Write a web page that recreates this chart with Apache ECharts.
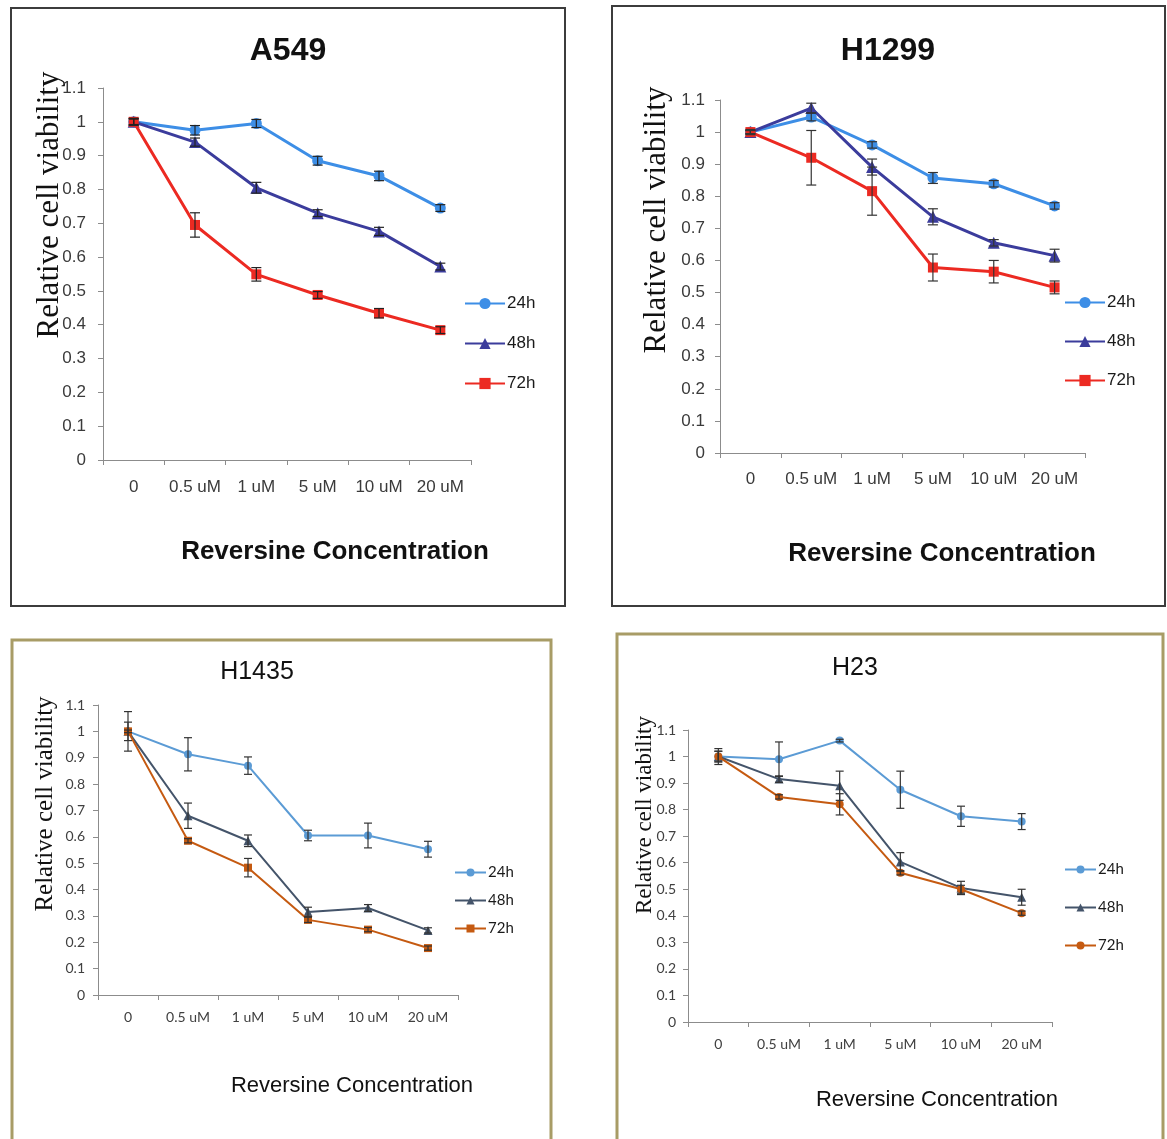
<!DOCTYPE html>
<html>
<head>
<meta charset="utf-8">
<style>
html,body{margin:0;padding:0;background:#fff;}
#c{width:1167px;height:1139px;}
</style>
<script src="https://cdn.jsdelivr.net/npm/echarts@6/dist/echarts.min.js"></script>
</head>
<body>
<div id="c"></div>
<script>
// ---------------- DATA ----------------
const categories = ['0', '0.5 uM', '1 uM', '5 uM', '10 uM', '20 uM'];
const seriesNames = ['24h', '48h', '72h'];
const yMin = 0, yMax = 1.1, yStep = 0.1;

const A549_24h = [1.00, 0.975, 0.995, 0.885, 0.840, 0.745];
const A549_48h = [1.00, 0.940, 0.805, 0.730, 0.676, 0.572];
const A549_72h = [1.00, 0.695, 0.549, 0.488, 0.434, 0.384];
const A549_24h_err = [0.010, 0.014, 0.012, 0.013, 0.014, 0.010];
const A549_48h_err = [0.008, 0.012, 0.016, 0.010, 0.012, 0.010];
const A549_72h_err = [0.010, 0.036, 0.020, 0.010, 0.014, 0.010];

const H1299_24h = [1.00, 1.047, 0.960, 0.857, 0.839, 0.770];
const H1299_48h = [1.00, 1.075, 0.891, 0.736, 0.655, 0.615];
const H1299_72h = [1.00, 0.920, 0.816, 0.578, 0.565, 0.516];
const H1299_24h_err = [0.005, 0.012, 0.010, 0.017, 0.010, 0.010];
const H1299_48h_err = [0.005, 0.015, 0.025, 0.025, 0.010, 0.020];
const H1299_72h_err = [0.008, 0.085, 0.075, 0.042, 0.035, 0.020];

const H1435_24h = [1.00, 0.913, 0.870, 0.605, 0.605, 0.553];
const H1435_48h = [1.00, 0.680, 0.585, 0.315, 0.330, 0.245];
const H1435_72h = [1.00, 0.585, 0.483, 0.285, 0.248, 0.178];
const H1435_24h_err = [0.075, 0.063, 0.033, 0.020, 0.047, 0.030];
const H1435_48h_err = [0.035, 0.048, 0.022, 0.018, 0.013, 0.010];
const H1435_72h_err = [0.005, 0.008, 0.035, 0.010, 0.008, 0.008];

const H23_24h = [1.00, 0.990, 1.060, 0.875, 0.775, 0.755];
const H23_48h = [1.00, 0.915, 0.890, 0.603, 0.505, 0.470];
const H23_72h = [1.00, 0.848, 0.820, 0.562, 0.500, 0.410];
const H23_24h_err = [0.020, 0.065, 0.005, 0.070, 0.038, 0.030];
const H23_48h_err = [0.030, 0.012, 0.055, 0.035, 0.025, 0.030];
const H23_72h_err = [0.020, 0.008, 0.040, 0.008, 0.015, 0.008];

// ---------------- LAYOUT / STYLE ----------------
const topColors = ['#3d8ee6', '#3b3c9c', '#ec2a22'];
const botColors = ['#5b9bd5', '#44546a', '#c55a11'];

const panels = [
  {
    id: 'A549', values: [A549_24h, A549_48h, A549_72h], errs: [A549_24h_err, A549_48h_err, A549_72h_err],
    colors: topColors, symbols: ['circle', 'triangle', 'rect'], symSizes: [11, 12, 10], lineWidth: 3,
    grid: { left: 103, top: 88, width: 368, height: 372 },
    tickFont: { fontFamily: 'Liberation Sans', fontSize: 17, color: '#3a3a3a' }, yMargin: 17, xMargin: 19,
    legend: { left: 459, top: 290, itemWidth: 40, itemHeight: 14, itemGap: 23, fontSize: 17, fontFamily: 'Liberation Sans' },
    box: { x: 11, y: 8, w: 554, h: 598, stroke: '#3c3c3c', lw: 2 },
    title: { text: 'A549', x: 288, y: 51, font: 'bold 32px "Liberation Sans"' },
    ytitle: { x: 50, y: 205, font: '31px "Liberation Serif"' },
    xtitle: { x: 335, y: 552, font: 'bold 26px "Liberation Sans"' },
    errColor: '#222', cap: 5
  },
  {
    id: 'H1299', values: [H1299_24h, H1299_48h, H1299_72h], errs: [H1299_24h_err, H1299_48h_err, H1299_72h_err],
    colors: topColors, symbols: ['circle', 'triangle', 'rect'], symSizes: [11, 12, 10], lineWidth: 3,
    grid: { left: 720, top: 100, width: 365, height: 353 },
    tickFont: { fontFamily: 'Liberation Sans', fontSize: 17, color: '#3a3a3a' }, yMargin: 15, xMargin: 18,
    legend: { left: 1059, top: 289, itemWidth: 40, itemHeight: 14, itemGap: 22, fontSize: 17, fontFamily: 'Liberation Sans' },
    box: { x: 612, y: 6, w: 553, h: 600, stroke: '#3c3c3c', lw: 2 },
    title: { text: 'H1299', x: 888, y: 51, font: 'bold 32px "Liberation Sans"' },
    ytitle: { x: 657, y: 220, font: '31px "Liberation Serif"' },
    xtitle: { x: 942, y: 554, font: 'bold 26px "Liberation Sans"' },
    errColor: '#333', cap: 5
  },
  {
    id: 'H1435', values: [H1435_24h, H1435_48h, H1435_72h], errs: [H1435_24h_err, H1435_48h_err, H1435_72h_err],
    colors: botColors, symbols: ['circle', 'triangle', 'rect'], symSizes: [8, 9, 8], lineWidth: 2,
    grid: { left: 98, top: 705, width: 360, height: 290 },
    tickFont: { fontFamily: 'Lato', fontSize: 14, color: '#404040' }, yMargin: 13, xMargin: 15,
    legend: { left: 449, top: 860, itemWidth: 31, itemHeight: 10, itemGap: 13, fontSize: 15, fontFamily: 'Lato' },
    box: { x: 12, y: 640, w: 539, h: 520, stroke: '#a89c66', lw: 3 },
    title: { text: 'H1435', x: 257, y: 672, font: '25px "Liberation Sans"' },
    ytitle: { x: 45, y: 804, font: '25px "Liberation Serif"' },
    xtitle: { x: 352, y: 1086, font: '22px "Liberation Sans"' },
    errColor: '#333', cap: 4
  },
  {
    id: 'H23', values: [H23_24h, H23_48h, H23_72h], errs: [H23_24h_err, H23_48h_err, H23_72h_err],
    colors: botColors, symbols: ['circle', 'triangle', 'circle'], symSizes: [8, 9, 8], lineWidth: 2,
    grid: { left: 688, top: 730, width: 364, height: 292 },
    tickFont: { fontFamily: 'Lato', fontSize: 14, color: '#404040' }, yMargin: 12, xMargin: 15,
    legend: { left: 1059, top: 857, itemWidth: 31, itemHeight: 10, itemGap: 23, fontSize: 15, fontFamily: 'Lato' },
    box: { x: 617, y: 634, w: 546, h: 530, stroke: '#a89c66', lw: 3 },
    title: { text: 'H23', x: 855, y: 668, font: '25px "Liberation Sans"' },
    ytitle: { x: 645, y: 815, font: '23px "Liberation Serif"' },
    xtitle: { x: 937, y: 1100, font: '22px "Liberation Sans"' },
    errColor: '#333', cap: 4
  }
];

// ---------------- BUILD OPTION ----------------
const grids = [], xAxes = [], yAxes = [], legends = [], series = [], graphics = [];

panels.forEach((p, pi) => {
  grids.push(Object.assign({ containLabel: false }, p.grid));
  xAxes.push({
    type: 'category', gridIndex: pi, data: categories, boundaryGap: true,
    axisLine: { lineStyle: { color: '#8c8c8c', width: 1 } },
    axisTick: { show: true, length: 5, lineStyle: { color: '#8c8c8c' } },
    axisLabel: Object.assign({ margin: p.xMargin, interval: 0 }, p.tickFont),
    splitLine: { show: false }
  });
  yAxes.push({
    type: 'value', gridIndex: pi, min: yMin, max: yMax, interval: yStep,
    axisLine: { show: true, lineStyle: { color: '#8c8c8c', width: 1 } },
    axisTick: { show: true, length: 5, lineStyle: { color: '#8c8c8c' } },
    axisLabel: Object.assign({ margin: p.yMargin, formatter: v => String(+v.toFixed(1)) }, p.tickFont),
    splitLine: { show: false }
  });
  const legendData = [];
  seriesNames.forEach((sn, si) => {
    const name = p.id + '|' + sn;
    legendData.push(name);
    series.push({
      type: 'line', name: name, xAxisIndex: pi, yAxisIndex: pi,
      data: p.values[si],
      symbol: p.symbols[si], symbolSize: p.symSizes[si],
      lineStyle: { color: p.colors[si], width: p.lineWidth },
      itemStyle: { color: p.colors[si], borderWidth: 0 },
      z: 3 + si
    });
  });
  seriesNames.forEach((sn, si) => {
    const vals = p.values[si], errs = p.errs[si];
    series.push({
      type: 'custom', name: p.id + '|err' + sn, xAxisIndex: pi, yAxisIndex: pi,
      data: vals.map((v, i) => [i, v - errs[i], v + errs[i]]),
      encode: { x: 0, y: [1, 2] },
      clip: false, z: 8,
      renderItem: (params, api) => {
        const hi = api.coord([api.value(0), api.value(2)]);
        const lo = api.coord([api.value(0), api.value(1)]);
        const c = p.cap;
        const st = { stroke: p.errColor, lineWidth: 1.2 };
        return {
          type: 'group', children: [
            { type: 'line', shape: { x1: hi[0], y1: hi[1], x2: lo[0], y2: lo[1] }, style: st },
            { type: 'line', shape: { x1: hi[0] - c, y1: hi[1], x2: hi[0] + c, y2: hi[1] }, style: st },
            { type: 'line', shape: { x1: lo[0] - c, y1: lo[1], x2: lo[0] + c, y2: lo[1] }, style: st }
          ]
        };
      }
    });
  });
  legends.push({
    data: legendData, orient: 'vertical', left: p.legend.left, top: p.legend.top,
    itemWidth: p.legend.itemWidth, itemHeight: p.legend.itemHeight, itemGap: p.legend.itemGap,
    formatter: n => n.split('|')[1], selectedMode: false,
    textStyle: { fontSize: p.legend.fontSize, fontFamily: p.legend.fontFamily, color: '#1a1a1a', padding: [0, 0, 0, -3] }
  });
  graphics.push({
    type: 'rect', shape: { x: p.box.x, y: p.box.y, width: p.box.w, height: p.box.h },
    style: { fill: 'none', stroke: p.box.stroke, lineWidth: p.box.lw }, silent: true, z: -1
  });
  graphics.push({
    type: 'text', x: p.title.x, y: p.title.y,
    style: { text: p.title.text, font: p.title.font, fill: '#111', align: 'center', verticalAlign: 'middle', textAlign: 'center', textVerticalAlign: 'middle' }
  });
  graphics.push({
    type: 'text', x: p.ytitle.x, y: p.ytitle.y, rotation: Math.PI / 2,
    style: { text: 'Relative cell viability', font: p.ytitle.font, fill: '#111', align: 'center', verticalAlign: 'middle', textAlign: 'center', textVerticalAlign: 'middle' }
  });
  graphics.push({
    type: 'text', x: p.xtitle.x, y: p.xtitle.y,
    style: { text: 'Reversine Concentration', font: p.xtitle.font, fill: '#111', align: 'center', verticalAlign: 'middle', textAlign: 'center', textVerticalAlign: 'middle' }
  });
});

const chart = echarts.init(document.getElementById('c'), null, { renderer: 'canvas', width: 1167, height: 1139 });
chart.setOption({
  backgroundColor: '#ffffff',
  animation: false,
  grid: grids, xAxis: xAxes, yAxis: yAxes, legend: legends, series: series,
  graphic: { elements: graphics }
});
</script>
</body>
</html>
##############################
- **Goal**
Starting with the first line of the data above and ending with the line containing "const yMin = 0, yMax = 1.1, yStep = 0.1;", please restate every line exactly, leaving images out.

- **Full output**
Write a web page that recreates this chart with Apache ECharts.
<!DOCTYPE html>
<html>
<head>
<meta charset="utf-8">
<style>
html,body{margin:0;padding:0;background:#fff;}
#c{width:1167px;height:1139px;}
</style>
<script src="https://cdn.jsdelivr.net/npm/echarts@6/dist/echarts.min.js"></script>
</head>
<body>
<div id="c"></div>
<script>
// ---------------- DATA ----------------
const categories = ['0', '0.5 uM', '1 uM', '5 uM', '10 uM', '20 uM'];
const seriesNames = ['24h', '48h', '72h'];
const yMin = 0, yMax = 1.1, yStep = 0.1;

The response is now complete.